··· EXTRACTED DATA

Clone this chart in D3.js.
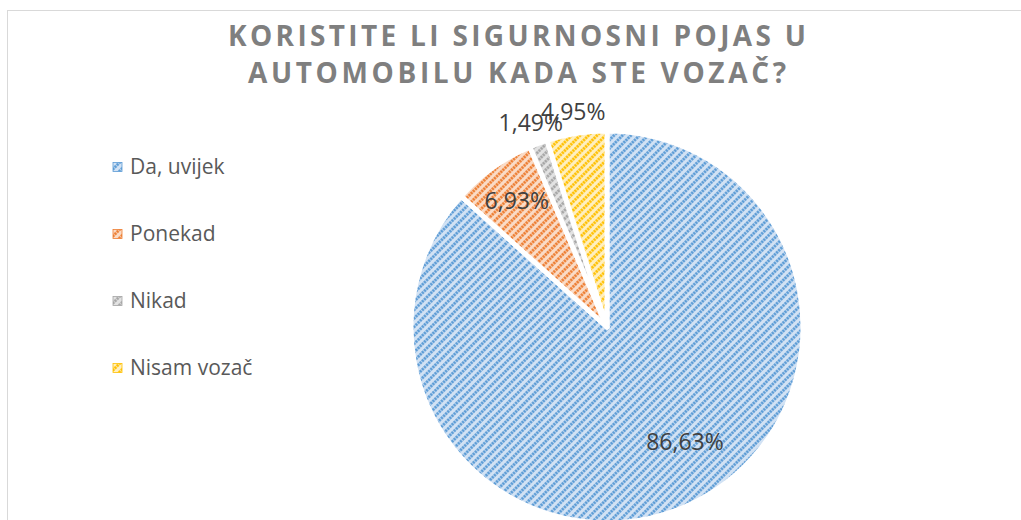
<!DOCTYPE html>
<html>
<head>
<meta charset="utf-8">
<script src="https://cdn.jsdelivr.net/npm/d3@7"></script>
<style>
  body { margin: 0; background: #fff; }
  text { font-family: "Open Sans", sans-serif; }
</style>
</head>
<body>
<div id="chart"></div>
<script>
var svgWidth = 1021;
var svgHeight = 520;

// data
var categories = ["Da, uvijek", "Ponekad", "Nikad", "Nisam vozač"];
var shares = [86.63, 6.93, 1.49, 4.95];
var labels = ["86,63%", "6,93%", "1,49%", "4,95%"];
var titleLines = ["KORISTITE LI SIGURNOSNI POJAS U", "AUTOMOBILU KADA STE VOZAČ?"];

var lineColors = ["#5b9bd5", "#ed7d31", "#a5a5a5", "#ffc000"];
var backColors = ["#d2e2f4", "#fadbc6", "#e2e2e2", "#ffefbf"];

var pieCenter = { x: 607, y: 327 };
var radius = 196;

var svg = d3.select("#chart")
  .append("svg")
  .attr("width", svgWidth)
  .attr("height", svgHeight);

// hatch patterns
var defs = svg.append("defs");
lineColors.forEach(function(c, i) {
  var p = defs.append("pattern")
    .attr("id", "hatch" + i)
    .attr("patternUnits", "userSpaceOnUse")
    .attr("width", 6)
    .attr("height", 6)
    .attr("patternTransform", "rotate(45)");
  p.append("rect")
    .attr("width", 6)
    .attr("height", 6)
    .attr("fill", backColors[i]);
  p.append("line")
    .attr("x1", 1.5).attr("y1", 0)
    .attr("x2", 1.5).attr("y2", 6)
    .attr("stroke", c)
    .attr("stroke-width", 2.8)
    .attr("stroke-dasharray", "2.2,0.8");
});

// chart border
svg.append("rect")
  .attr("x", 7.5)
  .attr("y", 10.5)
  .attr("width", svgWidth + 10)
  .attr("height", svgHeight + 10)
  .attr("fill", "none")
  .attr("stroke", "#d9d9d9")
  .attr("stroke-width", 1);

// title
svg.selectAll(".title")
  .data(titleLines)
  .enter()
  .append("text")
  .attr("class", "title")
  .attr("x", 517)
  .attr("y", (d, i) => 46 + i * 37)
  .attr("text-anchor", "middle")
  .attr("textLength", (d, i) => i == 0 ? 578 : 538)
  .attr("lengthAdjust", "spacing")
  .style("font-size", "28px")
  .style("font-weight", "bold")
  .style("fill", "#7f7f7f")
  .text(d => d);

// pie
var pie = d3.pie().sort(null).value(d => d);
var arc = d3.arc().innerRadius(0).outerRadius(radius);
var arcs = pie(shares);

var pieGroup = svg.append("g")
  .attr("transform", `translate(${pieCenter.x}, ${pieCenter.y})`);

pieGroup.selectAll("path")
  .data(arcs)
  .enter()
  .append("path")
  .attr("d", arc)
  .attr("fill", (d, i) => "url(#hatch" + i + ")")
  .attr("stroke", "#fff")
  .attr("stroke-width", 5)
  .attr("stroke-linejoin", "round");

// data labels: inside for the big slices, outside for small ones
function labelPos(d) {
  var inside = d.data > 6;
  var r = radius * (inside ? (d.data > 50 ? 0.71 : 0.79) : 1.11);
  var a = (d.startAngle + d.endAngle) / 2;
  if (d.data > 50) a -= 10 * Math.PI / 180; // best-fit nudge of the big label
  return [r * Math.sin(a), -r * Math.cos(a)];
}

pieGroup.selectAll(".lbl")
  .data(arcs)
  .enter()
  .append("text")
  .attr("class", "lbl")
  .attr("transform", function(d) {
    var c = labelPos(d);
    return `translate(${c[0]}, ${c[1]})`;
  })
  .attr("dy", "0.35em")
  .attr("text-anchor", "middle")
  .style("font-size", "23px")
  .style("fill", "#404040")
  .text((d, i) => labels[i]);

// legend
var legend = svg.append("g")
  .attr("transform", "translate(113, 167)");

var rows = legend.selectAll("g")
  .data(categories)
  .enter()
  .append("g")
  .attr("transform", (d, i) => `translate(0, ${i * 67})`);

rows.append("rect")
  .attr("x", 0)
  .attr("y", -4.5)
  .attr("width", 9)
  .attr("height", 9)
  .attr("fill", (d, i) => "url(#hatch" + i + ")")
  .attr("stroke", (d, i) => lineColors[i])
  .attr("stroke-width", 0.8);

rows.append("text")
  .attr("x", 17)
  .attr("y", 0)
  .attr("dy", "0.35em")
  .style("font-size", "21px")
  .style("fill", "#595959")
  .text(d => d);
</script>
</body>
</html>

······
··· EXTRACTED DATA

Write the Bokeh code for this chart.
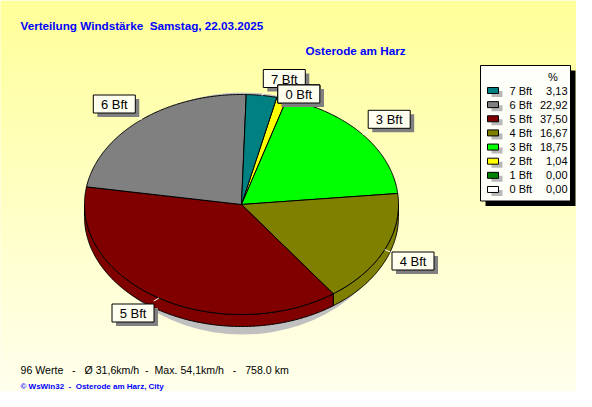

······

**REQUIRED WORK**
Do not include pictures. Give again exactly the lines starting at the one with "Clone this chart in D3.js." and ending at the one with "var radius = 196;", both included.

**THE RESULT**
Clone this chart in D3.js.
<!DOCTYPE html>
<html>
<head>
<meta charset="utf-8">
<script src="https://cdn.jsdelivr.net/npm/d3@7"></script>
<style>
  body { margin: 0; background: #fff; }
  text { font-family: "Open Sans", sans-serif; }
</style>
</head>
<body>
<div id="chart"></div>
<script>
var svgWidth = 1021;
var svgHeight = 520;

// data
var categories = ["Da, uvijek", "Ponekad", "Nikad", "Nisam vozač"];
var shares = [86.63, 6.93, 1.49, 4.95];
var labels = ["86,63%", "6,93%", "1,49%", "4,95%"];
var titleLines = ["KORISTITE LI SIGURNOSNI POJAS U", "AUTOMOBILU KADA STE VOZAČ?"];

var lineColors = ["#5b9bd5", "#ed7d31", "#a5a5a5", "#ffc000"];
var backColors = ["#d2e2f4", "#fadbc6", "#e2e2e2", "#ffefbf"];

var pieCenter = { x: 607, y: 327 };
var radius = 196;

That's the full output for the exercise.